Nach militärischen Rückschlägen Anfang September hatte der russische Präsident Wladimir Putin in der vergangenen Woche hastig Abstimmungen ansetzen lassen, die nun die Eingliederung der besetzten Gebiete in die Russische Föderation rechtfertigen sollen. Die Abstimmungen entsprachen ganz offensichtlich keinerlei internationaler Standards. Die Bürgerinnen und Bürger waren unter Waffengewalt an die durchsichtigen Urnen gezwungen worden. Das verkündete Ergebnis fiel entsprechend aus: Nach Angaben von Russland eingesetzter Wahlbeamter stimmten in Saporischschja 93 Prozent der Wähler für einen Anschluss an Russland, in Cherson 87 Prozent, in Luhansk 98 Prozent und in Donezk 99 Prozent.
Aus Angriff wird Verteidigung der annektierten Gebiete
Nach der Feier am Freitag soll am Dienstag das russische Parlament die Annexion billigen. Danach könnte Russland aus seiner Logik heraus die Kämpfe in diesen Regionen als Verteidigungskrieg bezeichnen. Im Zusammenhang mit der Notwendigkeit, das eigene Territorium zu verteidigen, hat Putin mehrfach mit Einsatz von Atomwaffen gedroht.

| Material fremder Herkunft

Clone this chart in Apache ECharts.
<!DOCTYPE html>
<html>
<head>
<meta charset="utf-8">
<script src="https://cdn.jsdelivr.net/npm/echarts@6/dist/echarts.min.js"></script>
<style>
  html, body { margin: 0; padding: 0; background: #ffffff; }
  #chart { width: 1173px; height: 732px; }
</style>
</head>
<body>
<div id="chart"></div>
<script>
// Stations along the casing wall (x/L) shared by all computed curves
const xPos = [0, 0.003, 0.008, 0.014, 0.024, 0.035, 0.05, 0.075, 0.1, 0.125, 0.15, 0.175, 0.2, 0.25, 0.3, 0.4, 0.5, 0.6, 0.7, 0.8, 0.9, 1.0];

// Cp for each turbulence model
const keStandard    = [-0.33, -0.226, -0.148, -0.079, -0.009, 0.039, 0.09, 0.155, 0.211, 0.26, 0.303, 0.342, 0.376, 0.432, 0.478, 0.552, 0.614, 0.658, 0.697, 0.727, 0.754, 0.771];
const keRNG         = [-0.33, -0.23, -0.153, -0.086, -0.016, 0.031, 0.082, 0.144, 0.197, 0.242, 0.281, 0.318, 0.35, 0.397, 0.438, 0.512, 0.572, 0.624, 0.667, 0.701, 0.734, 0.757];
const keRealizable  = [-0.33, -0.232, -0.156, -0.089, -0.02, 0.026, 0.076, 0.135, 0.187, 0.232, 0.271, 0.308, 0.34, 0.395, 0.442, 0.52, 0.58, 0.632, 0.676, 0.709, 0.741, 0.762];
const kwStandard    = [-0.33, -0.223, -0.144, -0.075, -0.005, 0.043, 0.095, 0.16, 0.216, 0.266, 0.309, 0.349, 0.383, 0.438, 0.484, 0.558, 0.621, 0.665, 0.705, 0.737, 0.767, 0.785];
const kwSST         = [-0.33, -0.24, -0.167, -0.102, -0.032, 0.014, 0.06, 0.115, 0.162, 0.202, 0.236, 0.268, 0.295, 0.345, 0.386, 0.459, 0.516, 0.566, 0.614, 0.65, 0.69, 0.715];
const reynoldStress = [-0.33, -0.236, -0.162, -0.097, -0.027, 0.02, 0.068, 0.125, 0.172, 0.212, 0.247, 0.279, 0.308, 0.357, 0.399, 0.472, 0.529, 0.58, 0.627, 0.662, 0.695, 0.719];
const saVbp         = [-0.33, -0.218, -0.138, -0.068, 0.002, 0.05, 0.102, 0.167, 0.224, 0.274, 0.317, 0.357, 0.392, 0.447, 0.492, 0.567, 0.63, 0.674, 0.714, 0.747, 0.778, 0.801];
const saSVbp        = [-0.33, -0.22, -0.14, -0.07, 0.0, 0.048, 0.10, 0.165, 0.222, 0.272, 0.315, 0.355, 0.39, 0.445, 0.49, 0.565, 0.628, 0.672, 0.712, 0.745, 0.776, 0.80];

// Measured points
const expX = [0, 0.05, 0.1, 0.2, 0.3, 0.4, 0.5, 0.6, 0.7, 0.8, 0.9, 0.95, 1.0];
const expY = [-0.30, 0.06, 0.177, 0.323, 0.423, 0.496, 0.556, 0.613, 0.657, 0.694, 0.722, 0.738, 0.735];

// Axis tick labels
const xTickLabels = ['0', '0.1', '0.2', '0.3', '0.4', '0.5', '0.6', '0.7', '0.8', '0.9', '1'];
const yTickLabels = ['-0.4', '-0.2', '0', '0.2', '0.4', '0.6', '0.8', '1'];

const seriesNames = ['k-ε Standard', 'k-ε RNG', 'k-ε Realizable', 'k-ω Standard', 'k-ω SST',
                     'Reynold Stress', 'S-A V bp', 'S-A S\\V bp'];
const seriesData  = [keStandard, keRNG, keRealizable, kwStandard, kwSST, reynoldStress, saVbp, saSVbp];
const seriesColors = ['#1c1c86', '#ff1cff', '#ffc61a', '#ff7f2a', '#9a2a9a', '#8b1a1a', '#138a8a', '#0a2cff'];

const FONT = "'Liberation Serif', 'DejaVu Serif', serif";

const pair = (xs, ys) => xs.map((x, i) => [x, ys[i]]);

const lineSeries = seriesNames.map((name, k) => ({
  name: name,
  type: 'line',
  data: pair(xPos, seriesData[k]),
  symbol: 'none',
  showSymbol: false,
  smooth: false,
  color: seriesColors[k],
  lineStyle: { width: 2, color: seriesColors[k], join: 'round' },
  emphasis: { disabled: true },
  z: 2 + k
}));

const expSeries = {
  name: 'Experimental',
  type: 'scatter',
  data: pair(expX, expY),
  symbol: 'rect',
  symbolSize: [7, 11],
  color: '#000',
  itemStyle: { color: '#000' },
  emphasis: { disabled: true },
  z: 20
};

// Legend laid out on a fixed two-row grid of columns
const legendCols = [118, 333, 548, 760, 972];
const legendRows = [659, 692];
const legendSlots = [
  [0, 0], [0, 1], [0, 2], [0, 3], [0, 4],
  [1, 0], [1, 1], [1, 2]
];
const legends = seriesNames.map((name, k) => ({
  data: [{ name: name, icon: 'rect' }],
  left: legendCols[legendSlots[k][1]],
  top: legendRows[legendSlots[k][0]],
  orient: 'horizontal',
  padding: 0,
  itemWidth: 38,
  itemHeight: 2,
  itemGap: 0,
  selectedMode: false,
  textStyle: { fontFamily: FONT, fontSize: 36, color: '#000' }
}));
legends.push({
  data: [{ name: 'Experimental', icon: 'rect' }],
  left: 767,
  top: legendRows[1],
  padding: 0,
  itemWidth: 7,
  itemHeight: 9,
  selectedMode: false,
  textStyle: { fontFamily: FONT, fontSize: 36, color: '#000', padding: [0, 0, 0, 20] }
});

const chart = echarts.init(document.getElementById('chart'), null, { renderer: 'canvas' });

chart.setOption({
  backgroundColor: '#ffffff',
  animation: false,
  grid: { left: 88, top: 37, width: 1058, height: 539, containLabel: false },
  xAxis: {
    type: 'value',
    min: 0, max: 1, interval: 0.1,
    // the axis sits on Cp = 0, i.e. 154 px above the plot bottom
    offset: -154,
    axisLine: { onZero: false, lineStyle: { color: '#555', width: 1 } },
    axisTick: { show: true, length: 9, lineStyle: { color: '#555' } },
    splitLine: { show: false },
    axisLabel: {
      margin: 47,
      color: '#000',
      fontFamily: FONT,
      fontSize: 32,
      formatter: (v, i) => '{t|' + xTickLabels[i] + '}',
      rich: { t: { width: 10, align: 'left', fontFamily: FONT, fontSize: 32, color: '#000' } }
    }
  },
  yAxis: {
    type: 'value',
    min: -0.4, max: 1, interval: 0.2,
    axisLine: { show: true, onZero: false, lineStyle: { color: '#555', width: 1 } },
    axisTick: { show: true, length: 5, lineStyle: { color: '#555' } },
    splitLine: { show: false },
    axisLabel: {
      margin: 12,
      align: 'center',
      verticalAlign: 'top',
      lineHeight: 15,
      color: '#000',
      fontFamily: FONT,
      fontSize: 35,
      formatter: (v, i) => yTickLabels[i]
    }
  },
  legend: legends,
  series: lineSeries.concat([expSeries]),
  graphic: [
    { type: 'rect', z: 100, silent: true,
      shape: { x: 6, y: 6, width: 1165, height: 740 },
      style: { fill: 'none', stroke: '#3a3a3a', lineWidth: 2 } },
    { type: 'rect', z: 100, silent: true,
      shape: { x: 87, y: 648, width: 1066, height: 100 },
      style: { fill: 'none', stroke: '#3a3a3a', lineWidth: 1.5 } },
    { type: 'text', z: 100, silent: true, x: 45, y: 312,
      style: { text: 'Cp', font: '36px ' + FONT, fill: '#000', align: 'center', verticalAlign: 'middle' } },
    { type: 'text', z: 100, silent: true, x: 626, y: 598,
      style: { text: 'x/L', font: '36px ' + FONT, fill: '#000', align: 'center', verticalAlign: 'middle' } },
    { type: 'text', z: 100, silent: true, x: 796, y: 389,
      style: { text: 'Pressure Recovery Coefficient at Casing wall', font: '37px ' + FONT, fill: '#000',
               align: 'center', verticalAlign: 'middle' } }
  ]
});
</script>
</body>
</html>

Diese Drohung und Putins wiederholte Ankündigungen, Erde und Boden mit allen zur Verfügung stehenden Mitteln zu verteidigen, sind umso brisanter, da das russische Militär bislang keineswegs die nun völkerrechtswidrig einverleibten Gebiete kontrolliert. Gerade erst musste der Chef der Donezker Separatisten, Denis Puschilin, die fast komplette Einschließung der strategisch wichtigen Kleinstadt Lyman durch ukrainische Truppen eingestehen. Die benachbarten Orte Jampil und Drobyschewe seien nicht mehr komplett unter Kontrolle der russischen Truppen. Reserven würden herangezogen.
Das Gebiet um Lyman ist wichtig als Brückenkopf für einen weiteren Vormarsch der ukrainischen Truppen tief in das benachbarte Gebiet Luhansk hinein. Als Mindestziel hat Moskau die komplette Eroberung des Gebiets Donezk ausgegeben. Bisher kontrollieren russische Truppen nur 58 Prozent dort. Es geht um eine Fläche von über 108.000 Quadratkilometern. Das entspricht der Größe von Bayern und Baden-Württemberg zusammen.

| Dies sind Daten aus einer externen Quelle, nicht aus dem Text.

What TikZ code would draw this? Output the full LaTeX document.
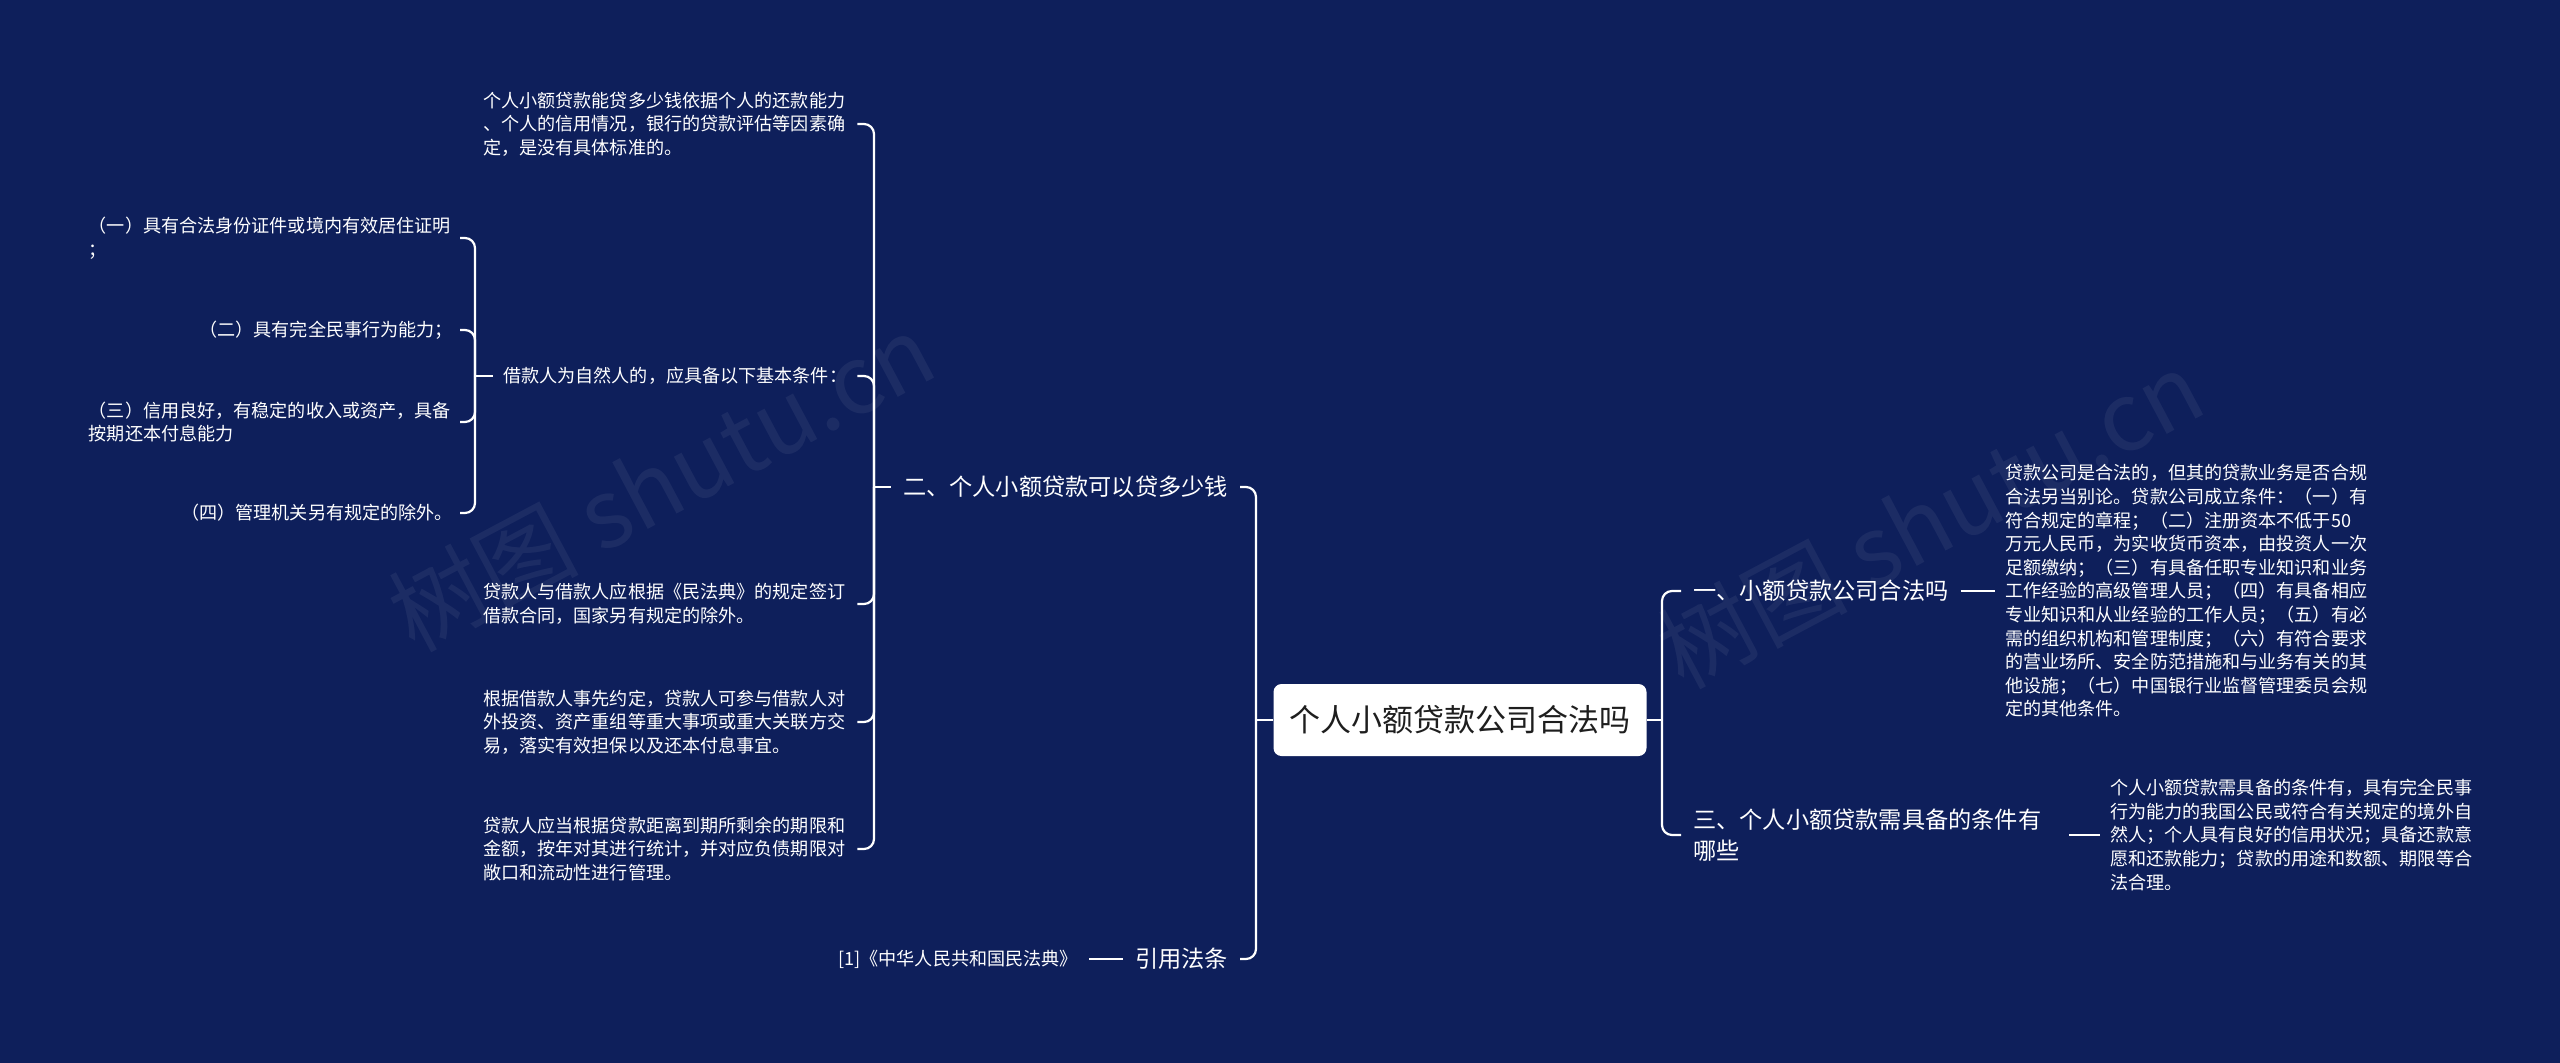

Jenseits der erneuten großen Inszenierung in Moskau am Freitag bröckelt in Russland der Rückhalt für Putin. Gab es 2014 noch eine regelrechte Euphorie in Russland darüber, dass Putin die Krim an Russland angeschlossen hat, ist die Stimmung angesichts des blutigen Kriegs mit Tausenden Toten deutlich schlechter. Zumal ein Ende des Kriegs nicht in Sicht ist. Der Preis der Annexion ist hoch, weil Milliardenbeträge für den Wiederaufbau der zerstörten Gebiete nötig sind. Zudem drücken die westlichen Sanktionen auf die russische Wirtschaft.